Recently picked up by GKIDS for a release here, a U.S. trailer has arrived for Miss Hokusai, the latest feature from Keiichi Hara, which chronicles the life and work of Katsushika Hokusai, an artist and ukiyo-e painter, through the eyes of his daughter, Katsushika O-Ei.
Toying with scales of massive ground drawings and tiny stone sketchings, the trailer nicely parallels the work of a giant’s art (the father) with that of someone living in their shadow, and trying to create art of their own (the daughter). Still, it is not with jealousy or anger that the daughter creates, instead paying tribute to her father as much as she pushes for her own standing in the artistic world.
As the daughter beautifully sums up, “with two brushes and four chopsticks, we’ll get by anywhere.” See a poster and the trailer below, with a tip of the hat to Screen Anarchy.

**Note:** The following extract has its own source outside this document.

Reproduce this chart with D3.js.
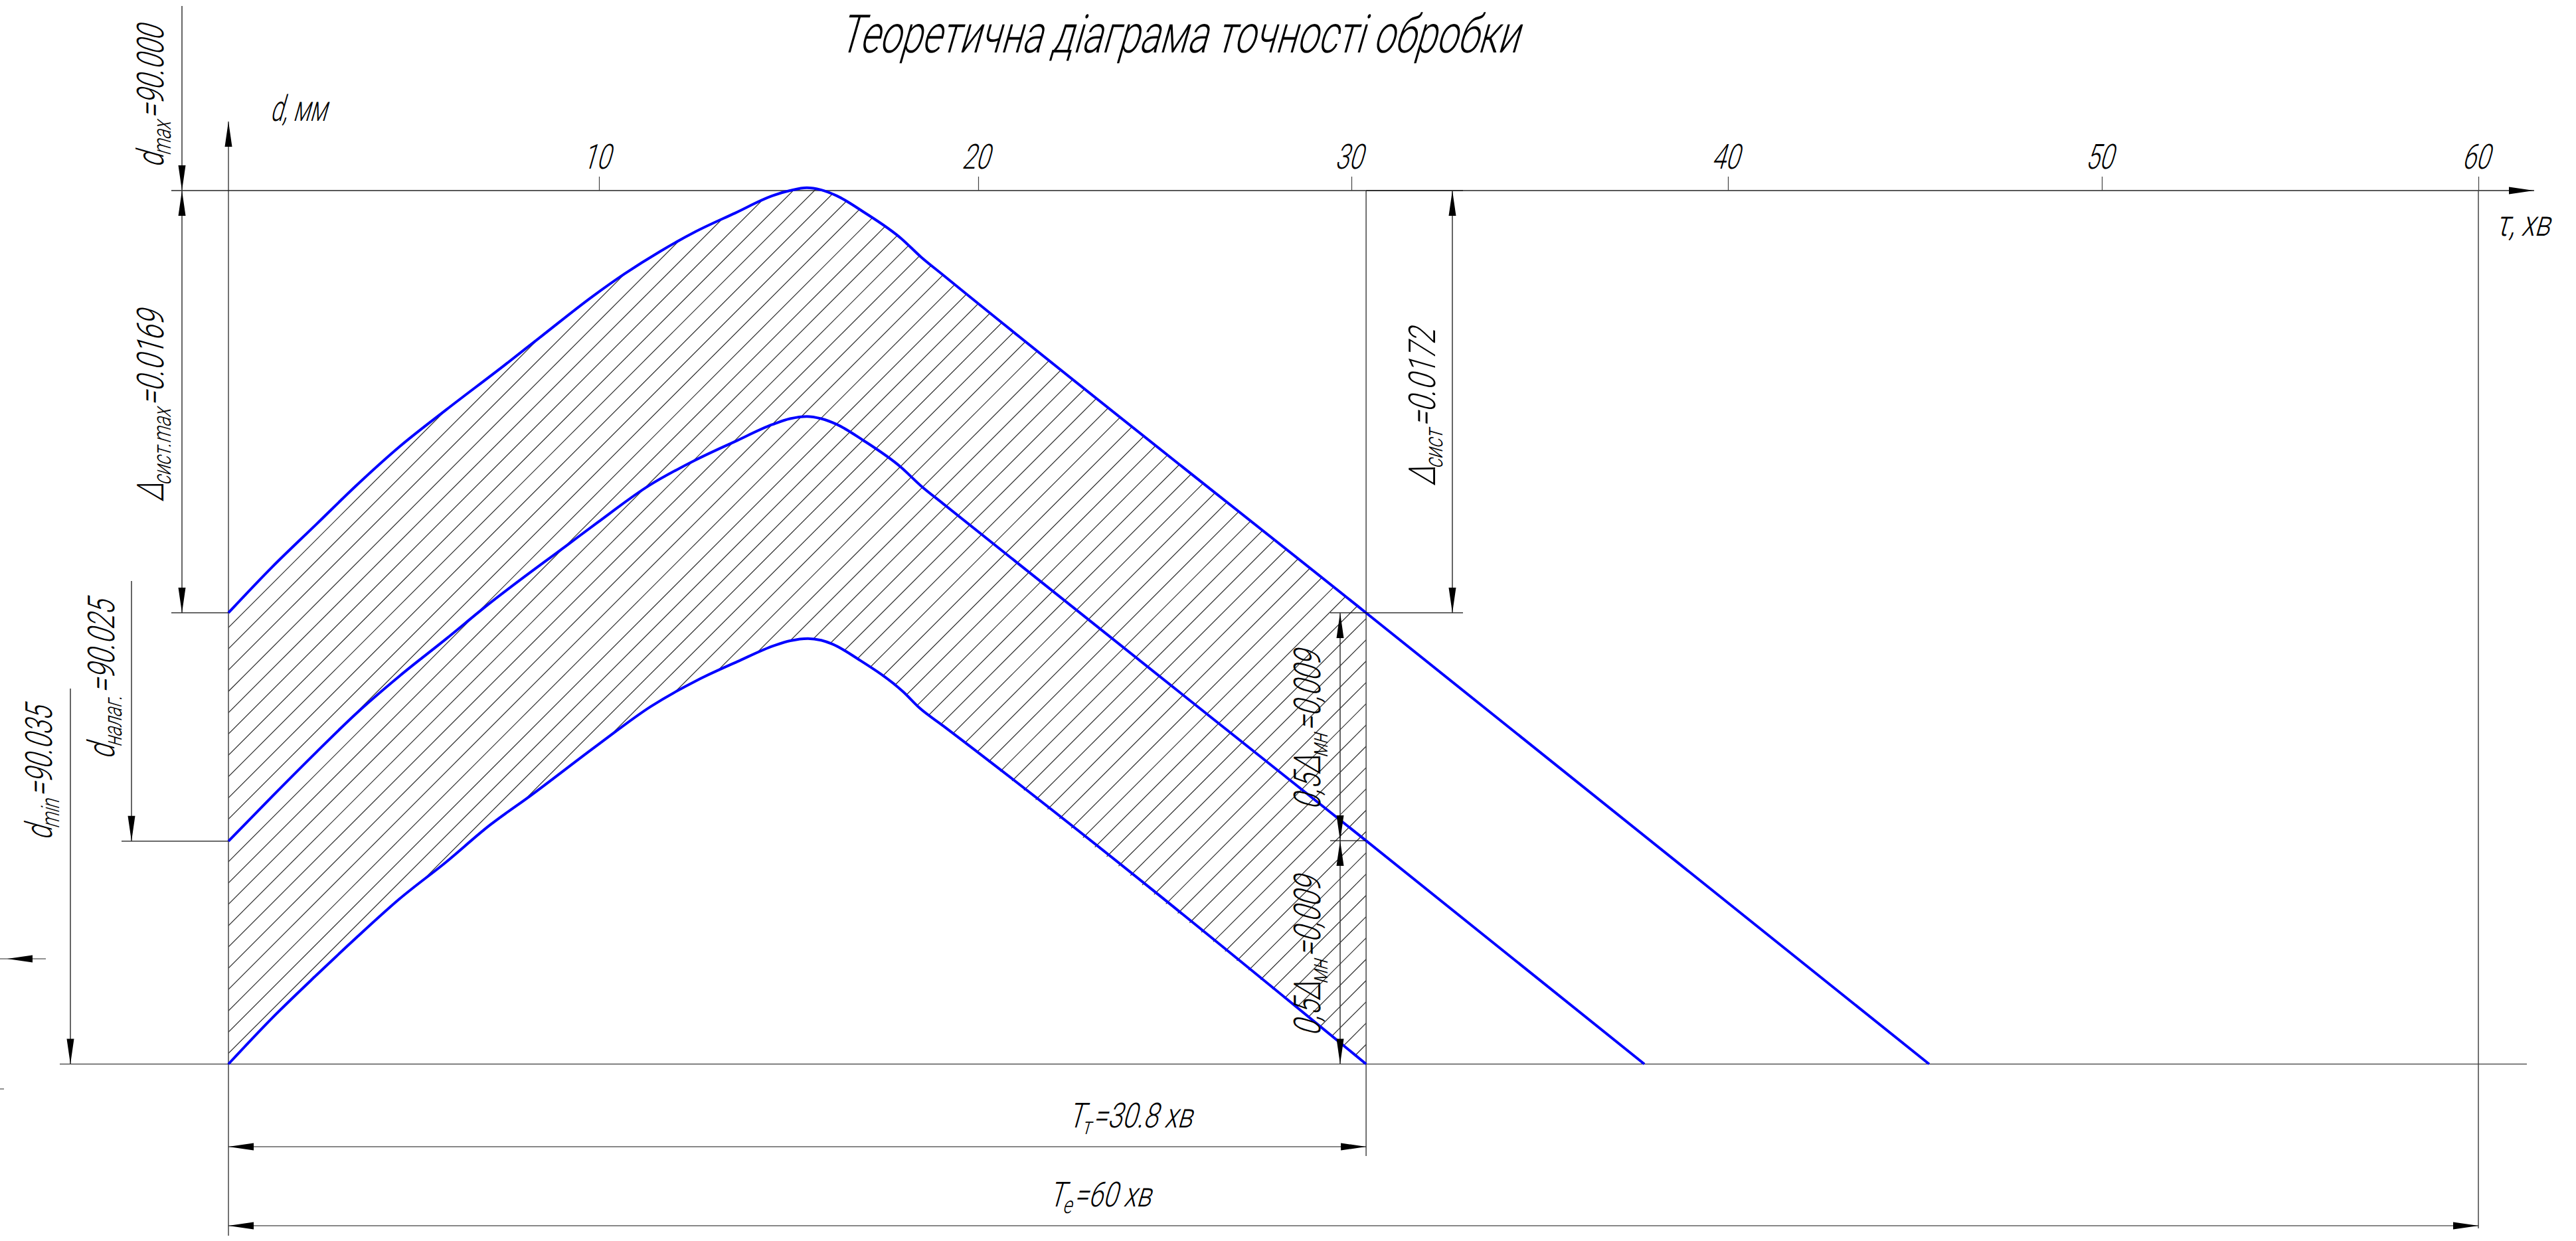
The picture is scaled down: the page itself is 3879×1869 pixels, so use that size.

As all of Edo flocks to see the work of the revered painter Hokusai, his daughter O-Ei toils diligently inside his studio. Her masterful portraits, dragons and erotic sketches – sold under the name of her father – are coveted by upper crust Lords and journeyman print makers alike. Shy and reserved in public, in the studio O-Ei is as brash and uninhibited as her father, smoking a pipe while sketching drawings that would make contemporary Japanese ladies blush. But despite this fiercely independent spirit, O-Ei struggles under the domineering influence of her father and is ridiculed for lacking the life experience that she is attempting to portray in her art. Miss Hokusai‘s bustling Edo (present day Tokyo) is filled with yokai spirits, dragons, and conniving tradesmen, while O-Ei’s relationships with her demanding father and blind younger sister provide a powerful emotional underpinning to this sumptuously-animated coming-of-age tale.
Miss Hokusai opens in the U.S. on October 14th.